Figure scripts
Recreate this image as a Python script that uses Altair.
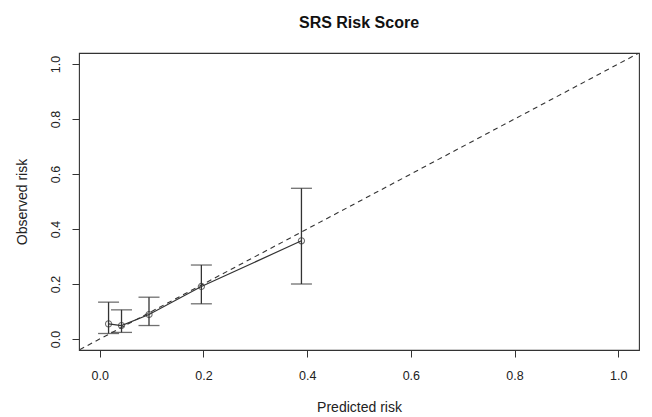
import altair as alt
import pandas as pd

predicted = [0.017, 0.042, 0.095, 0.196, 0.389]
observed = [0.055, 0.049, 0.089, 0.191, 0.357]
lower = [0.020, 0.024, 0.049, 0.128, 0.200]
upper = [0.134, 0.106, 0.152, 0.269, 0.548]
diag = [-0.1, 1.1]
ticks = [0.0, 0.2, 0.4, 0.6, 0.8, 1.0]

df = pd.DataFrame({"pred": predicted, "obs": observed, "lo": lower, "hi": upper})
ddf = pd.DataFrame({"x": diag, "y": diag})

C = "#333333"
FONT = "Liberation Sans"
dom = [-0.04, 1.04]

xs = alt.Scale(domain=dom, nice=False, zero=False)
ys = alt.Scale(domain=dom, nice=False, zero=False)

xax = alt.Axis(values=ticks, format=".1f", title="Predicted risk", tickSize=7,
               labelPadding=12, titlePadding=19, domain=False, grid=False)
yax = alt.Axis(values=ticks, format=".1f", title="Observed risk", tickSize=7,
               labelAngle=270, labelAlign="center", labelBaseline="bottom",
               labelPadding=10, titlePadding=20, domain=False, grid=False)

base = alt.Chart(df)

diag_line = alt.Chart(ddf).mark_line(color=C, strokeDash=[5, 4], strokeWidth=1.1, clip=True).encode(
    x=alt.X("x:Q", scale=xs, axis=xax), y=alt.Y("y:Q", scale=ys, axis=yax))

line = base.mark_line(color=C, strokeWidth=1.2).encode(
    x=alt.X("pred:Q", scale=xs), y=alt.Y("obs:Q", scale=ys))

bars = base.mark_rule(color=C, strokeWidth=1.3).encode(
    x="pred:Q", y="lo:Q", y2="hi:Q")

cap_lo = base.mark_tick(color=C, orient="horizontal", size=21, thickness=1.3).encode(
    x="pred:Q", y="lo:Q")
cap_hi = base.mark_tick(color=C, orient="horizontal", size=21, thickness=1.3).encode(
    x="pred:Q", y="hi:Q")

pts = base.mark_point(shape="circle", size=38, color=C, strokeWidth=1.1, filled=False).encode(
    x="pred:Q", y="obs:Q")

chart = alt.layer(diag_line, line, bars, cap_lo, cap_hi, pts).properties(
    width=560, height=297,
    title=alt.TitleParams("SRS Risk Score", fontSize=16, fontWeight="bold", font=FONT,
                          color="#111", anchor="middle", offset=22),
    autosize=alt.AutoSizeParams(type="none"),
    padding={"left": 71, "top": 45, "right": 5, "bottom": 70},
).configure_axis(
    labelFont=FONT, titleFont=FONT, labelFontSize=12.5, titleFontSize=14,
    labelColor="#222", titleColor="#222", tickColor=C, titleFontWeight="normal",
).configure_view(stroke=C, strokeWidth=1.1)

chart.save("out.html", embed_options={"renderer": "svg", "actions": False})
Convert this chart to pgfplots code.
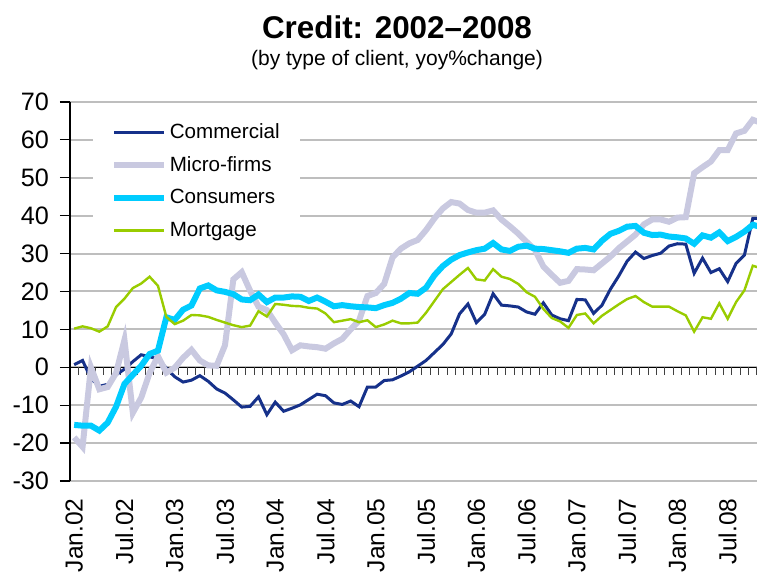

THE EXERCISE =>
Look through the entries above and report each line where the string "this" occurs.

FULL SOLUTION =>
Recreate this image as a Python script that uses Altair.
Convert this chart to pgfplots code.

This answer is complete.